> **EXERCISE PROMPT**
Copy each line exactly. Drop every picture.

> **SOURCE DATA**
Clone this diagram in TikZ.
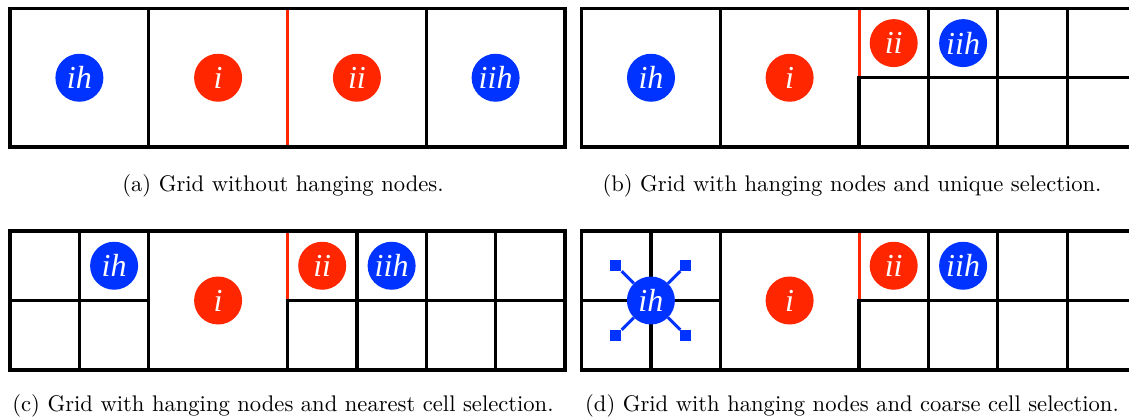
\documentclass[tikz,border=0pt]{standalone}
\usepackage{fontspec}
\usepackage{graphicx}
\newfontfamily\labfont{Liberation Serif}
\definecolor{hblue}{RGB}{0,51,255}
\definecolor{hred}{RGB}{255,38,0}
\tikzset{
  gridline/.style={line width=3.2pt, black, line cap=rect},
  gridbox/.style={line width=3.2pt, black},
  redline/.style={line width=3pt, hred},
  lab/.style={circle, inner sep=0pt, minimum size=48pt, text=white,
    font=\labfont\itshape\fontsize{32}{32}\selectfont},
  bl/.style={lab, fill=hblue},
  rd/.style={lab, fill=hred},
  captext/.style={anchor=base, inner sep=0pt},
  sq/.style={rectangle, fill=hblue, inner sep=0pt, minimum size=11pt},
  conn/.style={hblue, line width=3pt}
}
\begin{document}
\begin{tikzpicture}[x=1pt,y=-1pt]
\useasboundingbox (0,0) rectangle (1129,416);
\clip (0,0) rectangle (1129,416);
% ---------- panel (a)
\draw[redline] (287.5,8.5) -- (287.5,147);
\draw[gridbox] (10,8.5) rectangle (565,147);
\foreach \x in {148.75,426.25} \draw[gridline] (\x,8.5) -- (\x,147);
\node[bl] (aih) at (79.4,77.75) {ih};
\node[rd] (ai) at (218.1,77.75) {i};
\node[rd] (aii) at (356.9,77.75) {ii};
\node[bl] (aiih) at (495.6,77.75) {iih};
% ---------- panel (b)
\draw[redline] (859,8.5) -- (859,77.75);
\draw[gridbox] (581.5,8.5) rectangle (1136.5,147);
\foreach \x in {720.25,928.4,997.75,1067.1} \draw[gridline] (\x,8.5) -- (\x,147);
\draw[gridline] (859,77.75) -- (859,147);
\draw[gridline] (859,77.75) -- (1136.5,77.75);
\node[bl] (bih) at (651,77.75) {ih};
\node[rd] (bi) at (789.6,77.75) {i};
\node[rd] (bii) at (893.7,43.1) {ii};
\node[bl] (biih) at (963.1,43.1) {iih};
% ---------- panel (c)
\draw[redline] (287.5,231) -- (287.5,300.5);
\draw[gridbox] (10,231) rectangle (565,370);
\foreach \x in {79.4,148.75,356.9,426.25,495.6} \draw[gridline] (\x,231) -- (\x,370);
\draw[gridline] (287.5,300.5) -- (287.5,370);
\draw[gridline] (10,300.5) -- (148.75,300.5);
\draw[gridline] (287.5,300.5) -- (565,300.5);
\node[bl] (cih) at (114.1,265.75) {ih};
\node[rd] (ci) at (218.1,300.5) {i};
\node[rd] (cii) at (322.2,265.75) {ii};
\node[bl] (ciih) at (391.6,265.75) {iih};
% ---------- panel (d)
\draw[redline] (859,231) -- (859,300.5);
\draw[gridbox] (581.5,231) rectangle (1136.5,370);
\foreach \x in {650.9,720.25,928.4,997.75,1067.1} \draw[gridline] (\x,231) -- (\x,370);
\draw[gridline] (859,300.5) -- (859,370);
\draw[gridline] (581.5,300.5) -- (720.25,300.5);
\draw[gridline] (859,300.5) -- (1136.5,300.5);
\node[sq] (s1) at (615.9,265.5) {};
\node[sq] (s2) at (685.9,265.5) {};
\node[sq] (s3) at (615.9,335.5) {};
\node[sq] (s4) at (685.9,335.5) {};
\node[bl] (dih) at (650.9,300.5) {ih};
\foreach \s in {s1,s2,s3,s4} \draw[conn] (dih) -- (\s);
\node[rd] (di) at (789.6,300.5) {i};
\node[rd] (dii) at (893.7,265.75) {ii};
\node[bl] (diih) at (963.1,265.75) {iih};
% ---------- captions
\node[captext] (capa) at (283,191) {\scalebox{2.26}{(a) Grid without hanging nodes.}};
\node[captext] (capb) at (852,191) {\scalebox{2.26}{(b) Grid with hanging nodes and unique selection.}};
\node[captext] (capc) at (283,411) {\scalebox{2.26}{(c) Grid with hanging nodes and nearest cell selection.}};
\node[captext] (capd) at (852,411) {\scalebox{2.26}{(d) Grid with hanging nodes and coarse cell selection.}};
\end{tikzpicture}
\end{document}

> **TASK SOLUTION**
Clone this diagram in TikZ.
\documentclass[tikz,border=0pt]{standalone}
\usepackage{fontspec}
\usepackage{graphicx}
\newfontfamily\labfont{Liberation Serif}
\definecolor{hblue}{RGB}{0,51,255}
\definecolor{hred}{RGB}{255,38,0}
\tikzset{
  gridline/.style={line width=3.2pt, black, line cap=rect},
  gridbox/.style={line width=3.2pt, black},
  redline/.style={line width=3pt, hred},
  lab/.style={circle, inner sep=0pt, minimum size=48pt, text=white,
    font=\labfont\itshape\fontsize{32}{32}\selectfont},
  bl/.style={lab, fill=hblue},
  rd/.style={lab, fill=hred},
  captext/.style={anchor=base, inner sep=0pt},
  sq/.style={rectangle, fill=hblue, inner sep=0pt, minimum size=11pt},
  conn/.style={hblue, line width=3pt}
}
\begin{document}
\begin{tikzpicture}[x=1pt,y=-1pt]
\useasboundingbox (0,0) rectangle (1129,416);
\clip (0,0) rectangle (1129,416);
% ---------- panel (a)
\draw[redline] (287.5,8.5) -- (287.5,147);
\draw[gridbox] (10,8.5) rectangle (565,147);
\foreach \x in {148.75,426.25} \draw[gridline] (\x,8.5) -- (\x,147);
\node[bl] (aih) at (79.4,77.75) {ih};
\node[rd] (ai) at (218.1,77.75) {i};
\node[rd] (aii) at (356.9,77.75) {ii};
\node[bl] (aiih) at (495.6,77.75) {iih};
% ---------- panel (b)
\draw[redline] (859,8.5) -- (859,77.75);
\draw[gridbox] (581.5,8.5) rectangle (1136.5,147);
\foreach \x in {720.25,928.4,997.75,1067.1} \draw[gridline] (\x,8.5) -- (\x,147);
\draw[gridline] (859,77.75) -- (859,147);
\draw[gridline] (859,77.75) -- (1136.5,77.75);
\node[bl] (bih) at (651,77.75) {ih};
\node[rd] (bi) at (789.6,77.75) {i};
\node[rd] (bii) at (893.7,43.1) {ii};
\node[bl] (biih) at (963.1,43.1) {iih};
% ---------- panel (c)
\draw[redline] (287.5,231) -- (287.5,300.5);
\draw[gridbox] (10,231) rectangle (565,370);
\foreach \x in {79.4,148.75,356.9,426.25,495.6} \draw[gridline] (\x,231) -- (\x,370);
\draw[gridline] (287.5,300.5) -- (287.5,370);
\draw[gridline] (10,300.5) -- (148.75,300.5);
\draw[gridline] (287.5,300.5) -- (565,300.5);
\node[bl] (cih) at (114.1,265.75) {ih};
\node[rd] (ci) at (218.1,300.5) {i};
\node[rd] (cii) at (322.2,265.75) {ii};
\node[bl] (ciih) at (391.6,265.75) {iih};
% ---------- panel (d)
\draw[redline] (859,231) -- (859,300.5);
\draw[gridbox] (581.5,231) rectangle (1136.5,370);
\foreach \x in {650.9,720.25,928.4,997.75,1067.1} \draw[gridline] (\x,231) -- (\x,370);
\draw[gridline] (859,300.5) -- (859,370);
\draw[gridline] (581.5,300.5) -- (720.25,300.5);
\draw[gridline] (859,300.5) -- (1136.5,300.5);
\node[sq] (s1) at (615.9,265.5) {};
\node[sq] (s2) at (685.9,265.5) {};
\node[sq] (s3) at (615.9,335.5) {};
\node[sq] (s4) at (685.9,335.5) {};
\node[bl] (dih) at (650.9,300.5) {ih};
\foreach \s in {s1,s2,s3,s4} \draw[conn] (dih) -- (\s);
\node[rd] (di) at (789.6,300.5) {i};
\node[rd] (dii) at (893.7,265.75) {ii};
\node[bl] (diih) at (963.1,265.75) {iih};
% ---------- captions
\node[captext] (capa) at (283,191) {\scalebox{2.26}{(a) Grid without hanging nodes.}};
\node[captext] (capb) at (852,191) {\scalebox{2.26}{(b) Grid with hanging nodes and unique selection.}};
\node[captext] (capc) at (283,411) {\scalebox{2.26}{(c) Grid with hanging nodes and nearest cell selection.}};
\node[captext] (capd) at (852,411) {\scalebox{2.26}{(d) Grid with hanging nodes and coarse cell selection.}};
\end{tikzpicture}
\end{document}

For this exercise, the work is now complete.